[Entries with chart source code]
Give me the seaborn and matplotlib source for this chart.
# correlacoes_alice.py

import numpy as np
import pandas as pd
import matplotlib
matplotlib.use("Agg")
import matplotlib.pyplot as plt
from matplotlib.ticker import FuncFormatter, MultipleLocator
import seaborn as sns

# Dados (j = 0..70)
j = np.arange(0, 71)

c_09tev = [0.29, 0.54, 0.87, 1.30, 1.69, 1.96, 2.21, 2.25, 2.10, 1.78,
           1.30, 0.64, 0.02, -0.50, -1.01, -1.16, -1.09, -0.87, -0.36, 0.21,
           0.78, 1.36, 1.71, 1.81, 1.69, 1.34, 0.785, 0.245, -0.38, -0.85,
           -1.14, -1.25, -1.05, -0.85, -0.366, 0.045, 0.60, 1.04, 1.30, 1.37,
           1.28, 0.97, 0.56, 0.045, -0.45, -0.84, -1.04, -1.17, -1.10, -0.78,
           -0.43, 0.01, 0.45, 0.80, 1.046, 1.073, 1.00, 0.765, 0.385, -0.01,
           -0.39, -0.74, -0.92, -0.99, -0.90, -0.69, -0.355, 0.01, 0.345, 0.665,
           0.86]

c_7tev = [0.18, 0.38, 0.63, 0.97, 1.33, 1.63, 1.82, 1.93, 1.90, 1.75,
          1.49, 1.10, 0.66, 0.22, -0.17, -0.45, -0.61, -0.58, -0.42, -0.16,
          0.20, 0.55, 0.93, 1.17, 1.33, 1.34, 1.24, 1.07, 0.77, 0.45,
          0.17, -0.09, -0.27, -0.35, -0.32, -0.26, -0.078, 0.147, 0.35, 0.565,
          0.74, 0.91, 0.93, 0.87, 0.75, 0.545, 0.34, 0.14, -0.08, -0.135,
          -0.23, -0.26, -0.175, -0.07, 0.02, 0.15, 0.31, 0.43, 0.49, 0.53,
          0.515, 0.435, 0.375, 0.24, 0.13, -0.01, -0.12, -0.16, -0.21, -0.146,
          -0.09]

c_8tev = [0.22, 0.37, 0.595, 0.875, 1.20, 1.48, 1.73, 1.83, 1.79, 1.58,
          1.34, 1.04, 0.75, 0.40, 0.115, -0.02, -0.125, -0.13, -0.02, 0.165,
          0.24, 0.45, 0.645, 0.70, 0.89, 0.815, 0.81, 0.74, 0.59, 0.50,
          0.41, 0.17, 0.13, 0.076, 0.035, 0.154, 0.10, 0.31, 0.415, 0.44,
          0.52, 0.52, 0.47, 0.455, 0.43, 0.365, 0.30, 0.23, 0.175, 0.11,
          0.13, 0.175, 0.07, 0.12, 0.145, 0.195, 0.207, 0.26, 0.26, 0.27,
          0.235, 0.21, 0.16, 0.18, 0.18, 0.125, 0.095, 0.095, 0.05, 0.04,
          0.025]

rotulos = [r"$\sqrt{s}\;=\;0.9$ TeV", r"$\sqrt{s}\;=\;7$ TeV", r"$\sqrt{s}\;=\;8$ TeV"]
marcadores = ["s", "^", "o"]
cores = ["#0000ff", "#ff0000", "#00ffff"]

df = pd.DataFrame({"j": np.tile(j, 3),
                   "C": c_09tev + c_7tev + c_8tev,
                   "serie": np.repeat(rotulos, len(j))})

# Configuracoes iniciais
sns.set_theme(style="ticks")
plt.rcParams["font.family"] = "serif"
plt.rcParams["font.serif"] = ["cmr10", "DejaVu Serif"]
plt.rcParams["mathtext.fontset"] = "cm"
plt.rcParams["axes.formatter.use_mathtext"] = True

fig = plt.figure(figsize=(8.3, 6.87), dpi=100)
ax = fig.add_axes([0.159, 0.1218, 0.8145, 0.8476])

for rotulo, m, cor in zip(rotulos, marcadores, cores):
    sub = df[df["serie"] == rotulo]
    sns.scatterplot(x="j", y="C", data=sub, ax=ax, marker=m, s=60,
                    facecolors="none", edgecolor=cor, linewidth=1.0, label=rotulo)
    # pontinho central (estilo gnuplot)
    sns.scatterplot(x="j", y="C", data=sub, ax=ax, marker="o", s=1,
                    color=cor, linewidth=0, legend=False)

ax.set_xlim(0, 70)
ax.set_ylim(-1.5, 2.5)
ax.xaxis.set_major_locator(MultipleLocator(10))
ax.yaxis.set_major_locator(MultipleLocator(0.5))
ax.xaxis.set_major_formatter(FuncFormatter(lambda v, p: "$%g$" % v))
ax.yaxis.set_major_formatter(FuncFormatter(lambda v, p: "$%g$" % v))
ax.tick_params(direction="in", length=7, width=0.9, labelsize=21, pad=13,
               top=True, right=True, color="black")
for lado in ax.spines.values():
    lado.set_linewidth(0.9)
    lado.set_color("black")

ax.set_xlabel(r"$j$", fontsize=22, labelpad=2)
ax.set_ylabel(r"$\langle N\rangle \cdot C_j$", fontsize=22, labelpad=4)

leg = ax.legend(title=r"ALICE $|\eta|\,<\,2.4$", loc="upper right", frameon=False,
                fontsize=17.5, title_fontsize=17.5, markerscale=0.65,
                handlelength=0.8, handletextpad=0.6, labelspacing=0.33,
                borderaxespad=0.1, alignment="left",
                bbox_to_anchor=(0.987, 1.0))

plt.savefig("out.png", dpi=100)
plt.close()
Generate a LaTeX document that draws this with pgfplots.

Goal ->
Starting at the first line of the records above, please copy each line exactly until you reach the line containing "# correlacoes_alice.py". Include that line and stop there.

Full answer ->
Give me the seaborn and matplotlib source for this chart.
# correlacoes_alice.py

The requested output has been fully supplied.